Jesus tells us that the greatest love we can have is to lay down our lives for our friends (Jn 15:13). And then he puts his money where his mouth is. He embraces his cross with joy because he would rather die than spend eternity without you. And it’s a sweet image, isn’t it, this pristine Jesus hanging on the cross? We wash his body and put him up in our churches and talk about all those nice things he said to sinners. “Neither do I condemn you,” says sweet surfer Jesus with his kind eyes, and we shut the Bible before he tells the woman to sin no more. We make stained glass windows showing the love the Father has for his prodigal sons but we skip Matthew 23 entirely. Read it—the whole thing is pure condemnation. The man who is Love incarnate yelled at people and called them names—because he is love.

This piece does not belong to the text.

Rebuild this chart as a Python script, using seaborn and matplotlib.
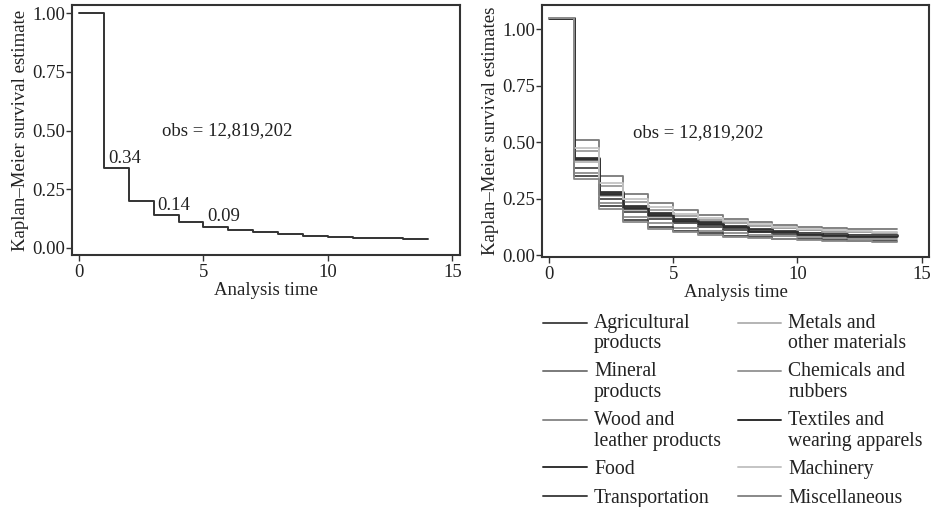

Jesus ate with tax collectors and prostitutes and even Pharisees. He loved them. Really loved them. Which meant that he wasn’t content to cover their sins with platitudes and let them go happily on their way to hell. He loved the woman at the well and so he pointed out her sin. He loved the Pharisees and so he called them a brood of vipers. Jesus loved them exactly as they were but he loved them too much to leave them that way. When we say love hurts, we don’t just mean that it hurts to love. We mean that sometimes what real love does is inflict pain—knowingly, intentionally—in order to heal.
Now, I’m not advocating that you go storming into your best friend’s favorite bar and flip over the tables. And I’m pretty sure that you’ll get arrested if you bring a whip to school for when people start sinning in the hallway. But consider for a minute: do you have a friend who needs some tough love? And are you really helping her by pretending everything’s okay?
If you have the guts to say something (after much prayer, of course, and with all the gentleness that the situation warrants), you’re probably going to suffer. A real friend will (hopefully) see that you’re speaking from love. But he may be furious. He may stop speaking to you. He may hate you forever.
But maybe he’ll change. Maybe he’ll see your point and try to be better. Maybe twenty years from now, he’ll thank you. Maybe you’ll find yourself in a real David-and-Jonathan kind of friendship where you love each other honestly and challenge each other to grow and in a hundred years we’ll list you together when we pray the Litany of Saints.
Or maybe not. You may lose your friendship and gain nothing. But you have to ask yourself: am I willing to suffer for this friend? Would I rather be lonely, knowing that I did my best to help her grow, than secure in a shallow, fake friendship?
Or am I content to sacrifice my friend in order to preserve my friendship? Because if you are, that’s not love at all.
This Christianity business is a lot messier than the greeting cards would make you think. Christmas was more manure than glowing baby. Easter was more creepy holes in the hands than pretty white lilies. And real friendship is sometimes more about tears and discomfort than about hugs and laughter.
Now, if you’ll excuse me, I think I have a phone call to make.